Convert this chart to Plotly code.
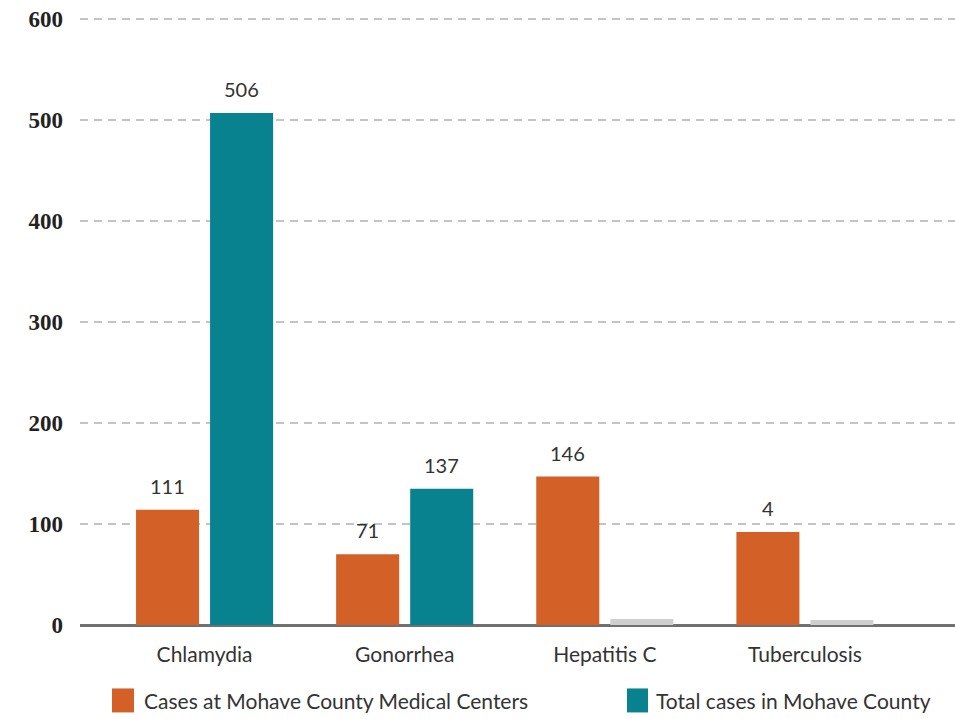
import plotly.graph_objects as go

categories = ["Chlamydia", "Gonorrhea", "Hepatitis C", "Tuberculosis"]
medical_centers = [114, 70, 147, 92]
medical_centers_labels = ["111", "71", "146", "4"]
county_total = [507, 135, 6, 5]
county_total_labels = ["506", "137", "", ""]
y_ticks = [0, 100, 200, 300, 400, 500, 600]
series_names = ["Cases at Mohave County Medical Centers", "Total cases in Mohave County"]

ORANGE = "#D36027"
TEAL = "#08828F"
GRAY = "#CFCFCF"
county_colors = [TEAL, TEAL, GRAY, GRAY]

W, H = 955, 719
ML, MR, MT, MB = 80, 0, 17, 93.5
pw, ph = W - ML - MR, H - MT - MB

xs = list(range(len(categories)))
bw = 0.315

fig = go.Figure()
fig.add_trace(go.Bar(x=xs, y=medical_centers, width=bw, offset=-0.3425,
                     marker=dict(color=ORANGE, line=dict(width=0)), name=series_names[0]))
fig.add_trace(go.Bar(x=xs, y=county_total, width=bw, offset=0.0275,
                     marker=dict(color=county_colors, line=dict(width=0)), name=series_names[1]))

annotations = []
for i, (v, t) in enumerate(zip(medical_centers, medical_centers_labels)):
    if t:
        annotations.append(dict(x=i - 0.185, y=v, text=t, showarrow=False, yanchor="bottom",
                                yshift=10, font=dict(family="Lato", size=20, color="#333333")))
for i, (v, t) in enumerate(zip(county_total, county_total_labels)):
    if t:
        annotations.append(dict(x=i + 0.185, y=v, text=t, showarrow=False, yanchor="bottom",
                                yshift=10, font=dict(family="Lato", size=20, color="#333333")))

# custom legend
def px_x(p):
    return (p - ML) / pw

def px_y(p):
    return (H - MB - p) / ph

shapes = []
legend_items = [(112, 134, 142, ORANGE, series_names[0]), (627, 648, 654, TEAL, series_names[1])]
for x0, x1, tx, col, name in legend_items:
    shapes.append(dict(type="rect", xref="paper", yref="paper", x0=px_x(x0), x1=px_x(x1),
                       y0=px_y(713), y1=px_y(689), fillcolor=col, line=dict(width=0)))
    annotations.append(dict(xref="paper", yref="paper", x=px_x(tx), y=px_y(701), text=name,
                            showarrow=False, xanchor="left", yanchor="middle",
                            font=dict(family="Lato", size=21, color="#333333")))

fig.update_layout(
    width=W, height=H,
    margin=dict(l=ML, r=MR, t=MT, b=MB),
    paper_bgcolor="white", plot_bgcolor="white",
    barmode="overlay",
    showlegend=False,
    annotations=annotations,
    shapes=shapes,
    xaxis=dict(
        range=[-0.6225, 3.75],
        tickmode="array", tickvals=xs, ticktext=categories,
        tickfont=dict(family="Lato", size=21, color="#333333"),
        showgrid=False, zeroline=False, showline=False, ticks="",
        ticklabelstandoff=15,
    ),
    yaxis=dict(
        range=[0, 602],
        tickmode="array", tickvals=y_ticks,
        tickfont=dict(family="Liberation Serif", size=23, color="#222222", weight="bold"),
        showgrid=True, gridcolor="#C4C4C8", gridwidth=2, griddash="8px,6px",
        zeroline=True, zerolinecolor="#707070", zerolinewidth=2.5,
        showline=False, ticks="", ticklabelstandoff=16,
    ),
)

fig.write_html("out.html")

# # # # #

**THE REQUEST**
Omit every picture, then reproduce the rest of the listing exactly.

**ANSWER FOR THE TASK**
Convert this chart to Plotly code.
import plotly.graph_objects as go

categories = ["Chlamydia", "Gonorrhea", "Hepatitis C", "Tuberculosis"]
medical_centers = [114, 70, 147, 92]
medical_centers_labels = ["111", "71", "146", "4"]
county_total = [507, 135, 6, 5]
county_total_labels = ["506", "137", "", ""]
y_ticks = [0, 100, 200, 300, 400, 500, 600]
series_names = ["Cases at Mohave County Medical Centers", "Total cases in Mohave County"]

ORANGE = "#D36027"
TEAL = "#08828F"
GRAY = "#CFCFCF"
county_colors = [TEAL, TEAL, GRAY, GRAY]

W, H = 955, 719
ML, MR, MT, MB = 80, 0, 17, 93.5
pw, ph = W - ML - MR, H - MT - MB

xs = list(range(len(categories)))
bw = 0.315

fig = go.Figure()
fig.add_trace(go.Bar(x=xs, y=medical_centers, width=bw, offset=-0.3425,
                     marker=dict(color=ORANGE, line=dict(width=0)), name=series_names[0]))
fig.add_trace(go.Bar(x=xs, y=county_total, width=bw, offset=0.0275,
                     marker=dict(color=county_colors, line=dict(width=0)), name=series_names[1]))

annotations = []
for i, (v, t) in enumerate(zip(medical_centers, medical_centers_labels)):
    if t:
        annotations.append(dict(x=i - 0.185, y=v, text=t, showarrow=False, yanchor="bottom",
                                yshift=10, font=dict(family="Lato", size=20, color="#333333")))
for i, (v, t) in enumerate(zip(county_total, county_total_labels)):
    if t:
        annotations.append(dict(x=i + 0.185, y=v, text=t, showarrow=False, yanchor="bottom",
                                yshift=10, font=dict(family="Lato", size=20, color="#333333")))

# custom legend
def px_x(p):
    return (p - ML) / pw

def px_y(p):
    return (H - MB - p) / ph

shapes = []
legend_items = [(112, 134, 142, ORANGE, series_names[0]), (627, 648, 654, TEAL, series_names[1])]
for x0, x1, tx, col, name in legend_items:
    shapes.append(dict(type="rect", xref="paper", yref="paper", x0=px_x(x0), x1=px_x(x1),
                       y0=px_y(713), y1=px_y(689), fillcolor=col, line=dict(width=0)))
    annotations.append(dict(xref="paper", yref="paper", x=px_x(tx), y=px_y(701), text=name,
                            showarrow=False, xanchor="left", yanchor="middle",
                            font=dict(family="Lato", size=21, color="#333333")))

fig.update_layout(
    width=W, height=H,
    margin=dict(l=ML, r=MR, t=MT, b=MB),
    paper_bgcolor="white", plot_bgcolor="white",
    barmode="overlay",
    showlegend=False,
    annotations=annotations,
    shapes=shapes,
    xaxis=dict(
        range=[-0.6225, 3.75],
        tickmode="array", tickvals=xs, ticktext=categories,
        tickfont=dict(family="Lato", size=21, color="#333333"),
        showgrid=False, zeroline=False, showline=False, ticks="",
        ticklabelstandoff=15,
    ),
    yaxis=dict(
        range=[0, 602],
        tickmode="array", tickvals=y_ticks,
        tickfont=dict(family="Liberation Serif", size=23, color="#222222", weight="bold"),
        showgrid=True, gridcolor="#C4C4C8", gridwidth=2, griddash="8px,6px",
        zeroline=True, zerolinecolor="#707070", zerolinewidth=2.5,
        showline=False, ticks="", ticklabelstandoff=16,
    ),
)

fig.write_html("out.html")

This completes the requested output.